あの時、いっちょかみがとった行動が、プロジェクトメンバーには「責任感」に映ったのだろう。

痛恨の判断ミスだ。

目に見える資質に惑わされた典型的な失敗例。

 

責任感の見抜き方

では、「責任感」を見抜くにはどうすればよいか。

 

簡単だ。「自慢しない」社員を探せばよい。

「責任感」がない社員は、自らの資質や手柄を「自慢する」。

逆を言えば、「責任感」がある社員は自らの資質や手柄を「自慢しない」のだ。

 

いっちょかみのケースで言えば、PCトラブルを解決したあと、PC知識自慢をしていたらしい。

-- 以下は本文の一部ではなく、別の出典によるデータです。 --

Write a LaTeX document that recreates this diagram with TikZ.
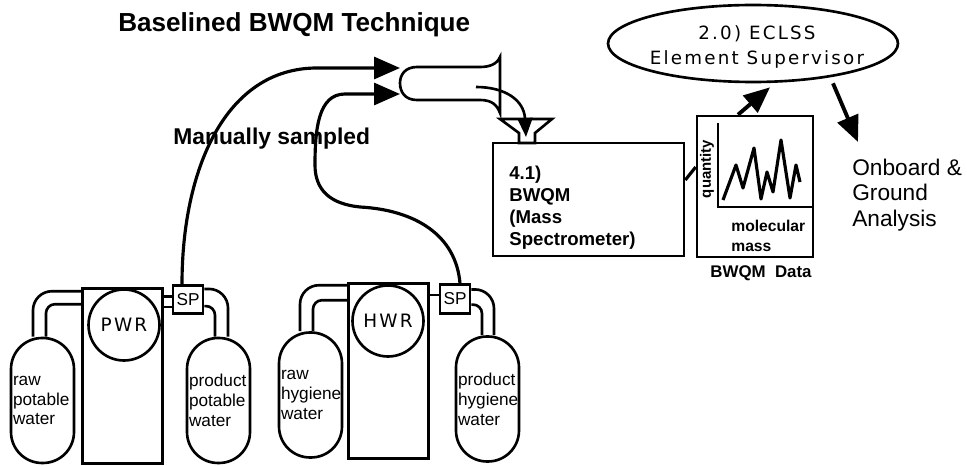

また、プロジェクトリーダーとして出向いた時も、しばらくはPC知識自慢をしていたそうだ。

いっちょかみは、まさに低次承認欲求の塊だと言える。

そして、あのプロジェクトは、不幸にも承認欲求の捌け口にされてしまったのだ。

 

知識や経験が豊富だったとしても、それを自慢する社員はリーダーに向いていない。

知識は経験は、自慢するものではなく、組織やチーム内で伝播させるものだ。

それがリーダーとしての責任というものだ。

 

 自らの資質を自らのモノだと考えずに、組織やチームの利益として考える視点を持っている社員は、「責任感」があるリーダーになれる。

 逆に、自らの資質を周囲に認めてもらうだけで終わる社員はハズレだ。

 

 目に見えやすい資質にダマされて、ハズレを引かないように気をつけよう。